Le Tribunal fédéral considère par conséquent que pour préserver le biotope conformément aux objectifs de protection et prévenir tout atteinte à l’objet protégé, il convient de procéder immédiatement à l’examen de l’admissibilité du projet compte tenu des exigences de protection de l’OBat. Attendre que le canton définisse les limites exactes ne serait qu’une perte de temps et irait à l’encontre d’un besoin d’action immédiat ; cela ne remet pas en cause la nécessité pour le canton de définir les limites exactes et les mesures de protection adéquates.

Il convient alors de renoncer, comme le prétend l’instance inférieure, à renvoyer le dossier en première instance pour compléter l’instruction ou attendre la délimitation par le canton.

(5) Conformité du projet à l’article 6 OBat

Le Tribunal fédéral examine si l’installation de recyclage n’est pas en conflit avec des intérêts prépondérants – si elle est compatible avec les objectifs de protection de l’article 6 OBat (ce qui a été mis en doute par l’instance inférieure dans la décision attaquée).

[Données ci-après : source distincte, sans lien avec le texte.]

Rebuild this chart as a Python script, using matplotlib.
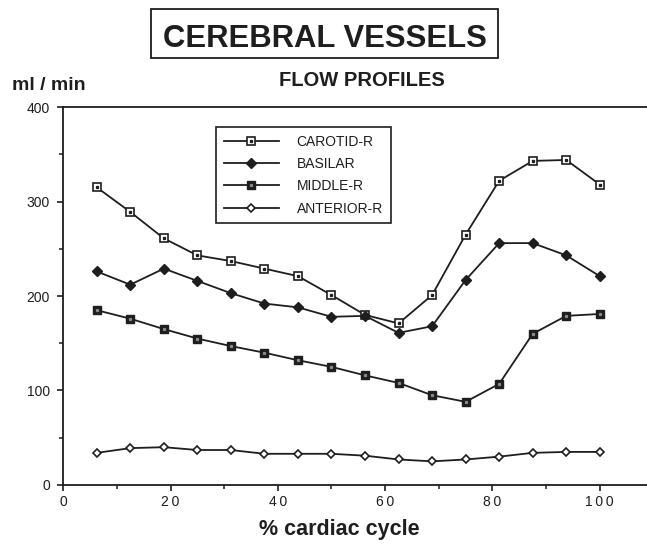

Le Tribunal fédéral arrive à la conclusion que le projet d’installation de recyclage n’est pas compatible avec la protection du biotope de reproduction des batraciens ; l’autorisation de construire dérogatoire au sens de l’article 37a LAT et 43 OAT doit ainsi être refusée. Le changement d’affectation est contraire aux intérêts supérieurs de la conservation de la nature au sens de l’article 43a lit. e OAT.

Bien plus, la poursuite de l’exploitation en tant qu’installation de recyclage est contraire à la loi fédérale et n’est pas (plus) justifiable, compte tenu également des dommages ou de la dégradation déjà causés à la zone de reproduction des batraciens. Aucun motif dérogatoire au sens de l’article 7 OBat n’est applicable en l’espèce : une installation de recyclage n’est pas imposée par sa destination en dehors de la zone à bâtir et doit être réalisée dans la zone constructible.

Compte tenu de ce qui précède, il appartient à l’autorité compétente pour délivrer l’autorisation de construire de prononcer les mesures de rétablissement de la situation conforme au droit.